→ INFORMATION SUPPLIED
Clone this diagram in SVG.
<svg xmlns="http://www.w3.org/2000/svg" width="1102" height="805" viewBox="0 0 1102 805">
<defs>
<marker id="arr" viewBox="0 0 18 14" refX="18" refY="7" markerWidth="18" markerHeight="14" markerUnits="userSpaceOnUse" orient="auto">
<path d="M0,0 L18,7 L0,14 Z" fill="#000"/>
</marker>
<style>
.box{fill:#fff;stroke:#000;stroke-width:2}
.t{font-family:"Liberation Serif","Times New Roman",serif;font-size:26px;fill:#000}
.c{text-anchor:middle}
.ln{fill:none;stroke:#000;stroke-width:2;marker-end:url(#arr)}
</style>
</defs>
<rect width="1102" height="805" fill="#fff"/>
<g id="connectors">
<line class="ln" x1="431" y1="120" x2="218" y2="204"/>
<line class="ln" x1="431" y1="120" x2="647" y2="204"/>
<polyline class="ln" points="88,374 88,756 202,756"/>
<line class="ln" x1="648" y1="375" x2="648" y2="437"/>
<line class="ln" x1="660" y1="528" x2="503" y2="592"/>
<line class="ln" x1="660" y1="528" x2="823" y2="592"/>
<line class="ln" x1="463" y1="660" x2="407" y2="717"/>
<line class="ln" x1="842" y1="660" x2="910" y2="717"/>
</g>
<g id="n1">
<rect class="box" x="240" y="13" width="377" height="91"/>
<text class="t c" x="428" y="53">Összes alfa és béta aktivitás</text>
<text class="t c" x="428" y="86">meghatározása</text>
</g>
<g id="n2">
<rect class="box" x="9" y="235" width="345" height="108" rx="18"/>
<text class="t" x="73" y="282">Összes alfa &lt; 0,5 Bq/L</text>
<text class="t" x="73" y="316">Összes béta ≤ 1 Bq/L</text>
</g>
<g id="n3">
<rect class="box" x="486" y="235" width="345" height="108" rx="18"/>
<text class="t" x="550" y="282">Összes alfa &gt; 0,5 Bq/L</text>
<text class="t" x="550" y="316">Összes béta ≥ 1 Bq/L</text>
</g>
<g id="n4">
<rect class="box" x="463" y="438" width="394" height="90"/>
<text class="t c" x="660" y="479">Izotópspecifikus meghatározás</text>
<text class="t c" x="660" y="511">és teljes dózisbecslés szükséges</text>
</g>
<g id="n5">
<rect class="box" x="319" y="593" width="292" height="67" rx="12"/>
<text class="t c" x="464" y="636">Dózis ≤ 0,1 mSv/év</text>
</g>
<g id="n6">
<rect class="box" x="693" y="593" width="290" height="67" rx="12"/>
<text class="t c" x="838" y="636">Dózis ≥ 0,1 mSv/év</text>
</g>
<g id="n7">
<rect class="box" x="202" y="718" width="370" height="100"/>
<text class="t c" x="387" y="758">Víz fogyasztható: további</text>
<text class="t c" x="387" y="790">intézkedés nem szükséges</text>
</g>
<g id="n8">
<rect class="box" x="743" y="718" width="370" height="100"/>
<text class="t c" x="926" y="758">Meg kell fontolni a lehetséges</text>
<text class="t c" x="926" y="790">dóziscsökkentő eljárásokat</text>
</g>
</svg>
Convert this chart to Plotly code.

→ DO THIS
Copy out each record from above, exactly.

→ WRITTEN SOLUTION
Clone this diagram in SVG.
<svg xmlns="http://www.w3.org/2000/svg" width="1102" height="805" viewBox="0 0 1102 805">
<defs>
<marker id="arr" viewBox="0 0 18 14" refX="18" refY="7" markerWidth="18" markerHeight="14" markerUnits="userSpaceOnUse" orient="auto">
<path d="M0,0 L18,7 L0,14 Z" fill="#000"/>
</marker>
<style>
.box{fill:#fff;stroke:#000;stroke-width:2}
.t{font-family:"Liberation Serif","Times New Roman",serif;font-size:26px;fill:#000}
.c{text-anchor:middle}
.ln{fill:none;stroke:#000;stroke-width:2;marker-end:url(#arr)}
</style>
</defs>
<rect width="1102" height="805" fill="#fff"/>
<g id="connectors">
<line class="ln" x1="431" y1="120" x2="218" y2="204"/>
<line class="ln" x1="431" y1="120" x2="647" y2="204"/>
<polyline class="ln" points="88,374 88,756 202,756"/>
<line class="ln" x1="648" y1="375" x2="648" y2="437"/>
<line class="ln" x1="660" y1="528" x2="503" y2="592"/>
<line class="ln" x1="660" y1="528" x2="823" y2="592"/>
<line class="ln" x1="463" y1="660" x2="407" y2="717"/>
<line class="ln" x1="842" y1="660" x2="910" y2="717"/>
</g>
<g id="n1">
<rect class="box" x="240" y="13" width="377" height="91"/>
<text class="t c" x="428" y="53">Összes alfa és béta aktivitás</text>
<text class="t c" x="428" y="86">meghatározása</text>
</g>
<g id="n2">
<rect class="box" x="9" y="235" width="345" height="108" rx="18"/>
<text class="t" x="73" y="282">Összes alfa &lt; 0,5 Bq/L</text>
<text class="t" x="73" y="316">Összes béta ≤ 1 Bq/L</text>
</g>
<g id="n3">
<rect class="box" x="486" y="235" width="345" height="108" rx="18"/>
<text class="t" x="550" y="282">Összes alfa &gt; 0,5 Bq/L</text>
<text class="t" x="550" y="316">Összes béta ≥ 1 Bq/L</text>
</g>
<g id="n4">
<rect class="box" x="463" y="438" width="394" height="90"/>
<text class="t c" x="660" y="479">Izotópspecifikus meghatározás</text>
<text class="t c" x="660" y="511">és teljes dózisbecslés szükséges</text>
</g>
<g id="n5">
<rect class="box" x="319" y="593" width="292" height="67" rx="12"/>
<text class="t c" x="464" y="636">Dózis ≤ 0,1 mSv/év</text>
</g>
<g id="n6">
<rect class="box" x="693" y="593" width="290" height="67" rx="12"/>
<text class="t c" x="838" y="636">Dózis ≥ 0,1 mSv/év</text>
</g>
<g id="n7">
<rect class="box" x="202" y="718" width="370" height="100"/>
<text class="t c" x="387" y="758">Víz fogyasztható: további</text>
<text class="t c" x="387" y="790">intézkedés nem szükséges</text>
</g>
<g id="n8">
<rect class="box" x="743" y="718" width="370" height="100"/>
<text class="t c" x="926" y="758">Meg kell fontolni a lehetséges</text>
<text class="t c" x="926" y="790">dóziscsökkentő eljárásokat</text>
</g>
</svg>
Convert this chart to Plotly code.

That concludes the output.